I am doing a review of “A Bachelor’s Dream” by the Duchess. I acquired this book at an antique store some time ago. And the first thing I noticed, and what convinced me to buy it in about oh… two seconds, was that the main character was constantly called the Doctor. And being a fan of a certain television show, I found that amusing. It’s not until a few pages later that you find out his name is George Brudenell.
Now before I dive into the story, allow me to lay down a few more facts about it. The book is a small, dirty brown paper-back that contains the novella “A Bachelor’s Dream” as well as “MS Found In A Battle”, a short story by Edgar Allan Poe. That one I have not read yet, but will maybe review later. I looked the book up when we got home, and from best I could tell it was published somewhere around the end of the 1800’s. So maybe 1890’s at the latest. The book is also part of the Wakefield series, no. 84 to be extract. I’m not entirely sure what that is, but I’m slightly interested in reading more. It was quite interesting to read and hold a book that it 100+ years old, but not too different. And I’m still laughing over the fact that they keep calling him the Doctor!
The story starts out simply enough. An English gentleman returns to the house of a friend to ask for her advice, on what to do with his sister’s three wild children that will be visiting him. The story takes an unexpected turn when the good doctor witnesses a murder attempt on a strikingly good looking woman.
When the strange young lady recovers, she brings with her an air of dark mystery. She agrees to be the much-needed governess of the troublesome children. Her charges, as well as her master, are in awe at the modest, cool, and almost queenly like grace of which she moves and act.
The author expertly weaves through the months, only popping in when something is happening, and the mystery deepens around the cool, gorgeous, iceberg of a woman.
There are murders, secret societies, kidnappings, and secrets that lay just below the surface of her cold, penetrating eyes. Hints are dropped subtlely, always keeping you guessing.
The words and descriptions flow nicely.
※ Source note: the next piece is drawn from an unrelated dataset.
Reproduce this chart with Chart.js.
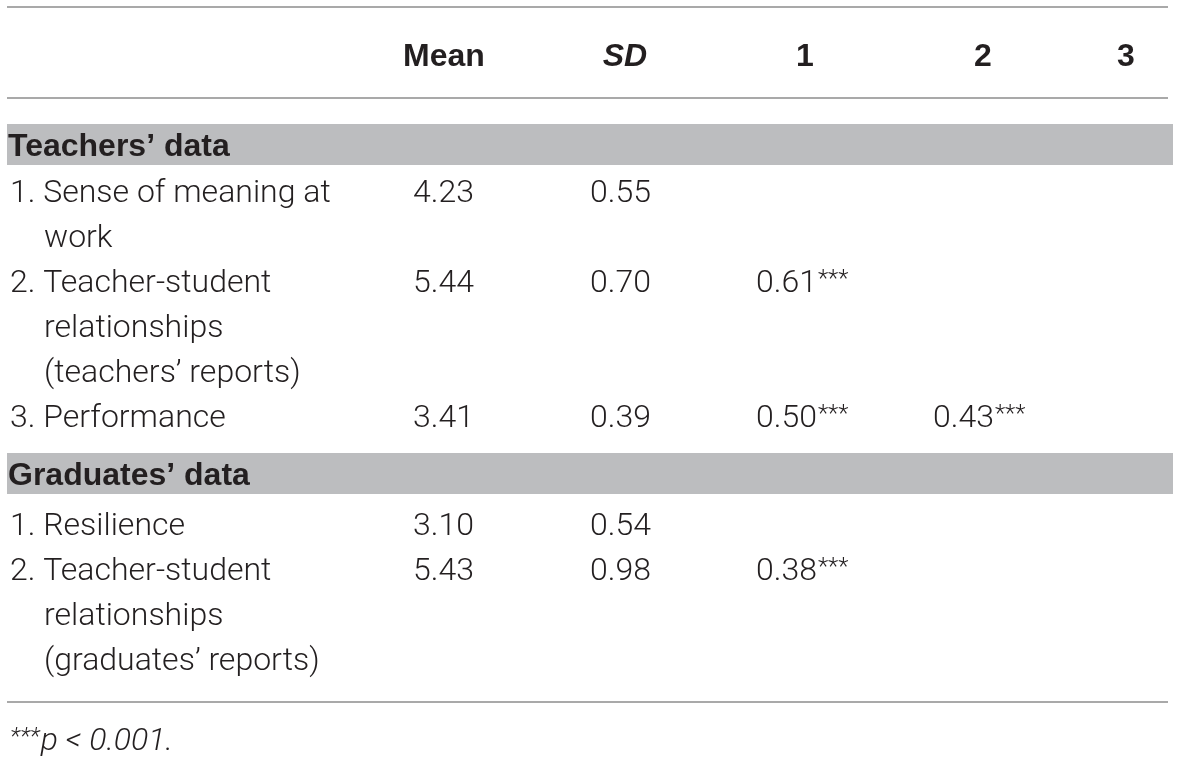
<!DOCTYPE html>
<html>
<head>
<meta charset="utf-8">
<script src="https://cdn.jsdelivr.net/npm/chart.js@4.4.1/dist/chart.umd.min.js"></script>
<style>
  html, body { margin: 0; padding: 0; background: #fff; }
  #wrap { width: 1181px; height: 762px; }
</style>
</head>
<body>
<div id="wrap"><canvas id="tbl" width="1181" height="762"></canvas></div>
<script>
// table content
const columns = ['Mean', 'SD', '1', '2', '3'];
const sections = ["Teachers\u2019 data", "Graduates\u2019 data"];

const teacherLabels = [
    ['1. Sense of meaning at', 'work'],
    ['2. Teacher-student', 'relationships', '(teachers\u2019 reports)'],
    ['3. Performance']
];
const teacherMeans = ['4.23', '5.44', '3.41'];
const teacherSDs = ['0.55', '0.70', '0.39'];
const teacherR1 = ['', '0.61', '0.50'];
const teacherR2 = ['', '', '0.43'];

const gradLabels = [
    ['1. Resilience'],
    ['2. Teacher-student', 'relationships', '(graduates\u2019 reports)']
];
const gradMeans = ['3.10', '5.43'];
const gradSDs = ['0.54', '0.98'];
const gradR1 = ['', '0.38'];

const stars = '***';
const footnote = 'p < 0.001.';

// layout (scale units map 1:1 onto the canvas)
const colHeadX = [444, 625, 805, 983, 1126];
const colCellX = [413, 590, 756, 933];
const labelX = 10, indentX = 44;
const ruleL = 7, ruleR = 1168, bandR = 1173;
const lineStep = 45;

const bodyFont = '300 32px "Roboto", "Liberation Sans", sans-serif';
const starFont = '300 24px "Roboto", "Liberation Sans", sans-serif';
const boldFont = 'bold 32px "Liberation Sans", Arial, sans-serif';
const ink = '#231f20';

const tablePlugin = {
    id: 'tableDraw',
    afterDraw(chart) {
        const ctx = chart.ctx;
        const xs = chart.scales.x, ys = chart.scales.y;
        const X = v => xs.getPixelForValue(v);
        const Y = v => ys.getPixelForValue(v);

        function rule(y) {
            ctx.save();
            ctx.strokeStyle = '#8c8c8c';
            ctx.lineWidth = 1.6;
            ctx.beginPath();
            ctx.moveTo(X(ruleL), Y(y));
            ctx.lineTo(X(ruleR), Y(y));
            ctx.stroke();
            ctx.restore();
        }
        function text(str, x, y, font, align) {
            ctx.font = font;
            ctx.textAlign = align || 'left';
            ctx.fillText(str, X(x), Y(y));
        }
        function cell(val, x, y) {
            if (!val) return;
            text(val, x, y, bodyFont);
            const w = ctx.measureText(val).width;
            ctx.font = starFont;
            ctx.fillText(stars, X(x) + w + 1, Y(y) - 6);
        }
        function band(top) {
            ctx.fillStyle = '#bcbdbf';
            ctx.fillRect(X(ruleL), Y(top), X(bandR) - X(ruleL), Y(top + 41) - Y(top));
            ctx.fillStyle = ink;
        }

        ctx.save();
        ctx.fillStyle = ink;
        ctx.textBaseline = 'alphabetic';

        rule(7);
        columns.forEach((c, i) => {
            const f = c === 'SD' ? 'italic ' + boldFont : boldFont;
            text(c, colHeadX[i], 66, f, 'center');
        });
        rule(98);

        function section(title, top, firstGap, labels, cols) {
            band(top);
            text(title, 8, top + 32, boldFont);
            let y = top + 41 + firstGap;
            labels.forEach((lines, r) => {
                lines.forEach((ln, k) => {
                    text(ln, k === 0 ? labelX : indentX, y + k * lineStep, bodyFont);
                });
                text(cols[0][r], colCellX[0], y, bodyFont);
                text(cols[1][r], colCellX[1], y, bodyFont);
                for (let c = 2; c < cols.length; c++) cell(cols[c][r], colCellX[c], y);
                y += lines.length * lineStep;
            });
            return y - lineStep;
        }

        const last1 = section(sections[0], 124, 37, teacherLabels,
            [teacherMeans, teacherSDs, teacherR1, teacherR2]);
        const last2 = section(sections[1], last1 + 26, 41, gradLabels,
            [gradMeans, gradSDs, gradR1]);
        rule(last2 + 32);

        // footnote
        ctx.font = 'italic ' + starFont;
        ctx.textAlign = 'left';
        ctx.fillText(stars, X(labelX), Y(744));
        const sw = ctx.measureText(stars).width;
        ctx.font = 'italic ' + bodyFont;
        ctx.fillText(footnote, X(labelX) + sw + 1, Y(750));
        ctx.restore();
    }
};

new Chart(document.getElementById('tbl').getContext('2d'), {
    type: 'scatter',
    data: { datasets: [{ data: [], pointRadius: 0 }] },
    options: {
        responsive: false,
        animation: false,
        layout: { padding: 0 },
        plugins: { legend: { display: false }, tooltip: { enabled: false } },
        scales: {
            x: { type: 'linear', min: 0, max: 1181, display: false },
            y: { type: 'linear', min: 0, max: 762, reverse: true, display: false }
        }
    },
    plugins: [tablePlugin]
});
</script>
</body>
</html>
Though, perhaps due to it’s oldness, I sometimes had to reread a section to make sure I got it. The characters are drawn well, with contrast and some conflict. And you grow to love the quite and kind Doctor, wonder at the mysterious woman, fret with the house keeper, and come to know all of them.
It is worth the read, through not for younger children. I noticed a handful of types, but nothing to fret about. And The ending is rather sad, but has a kind of poetic justice about it. All in all, it was an enjoyable book.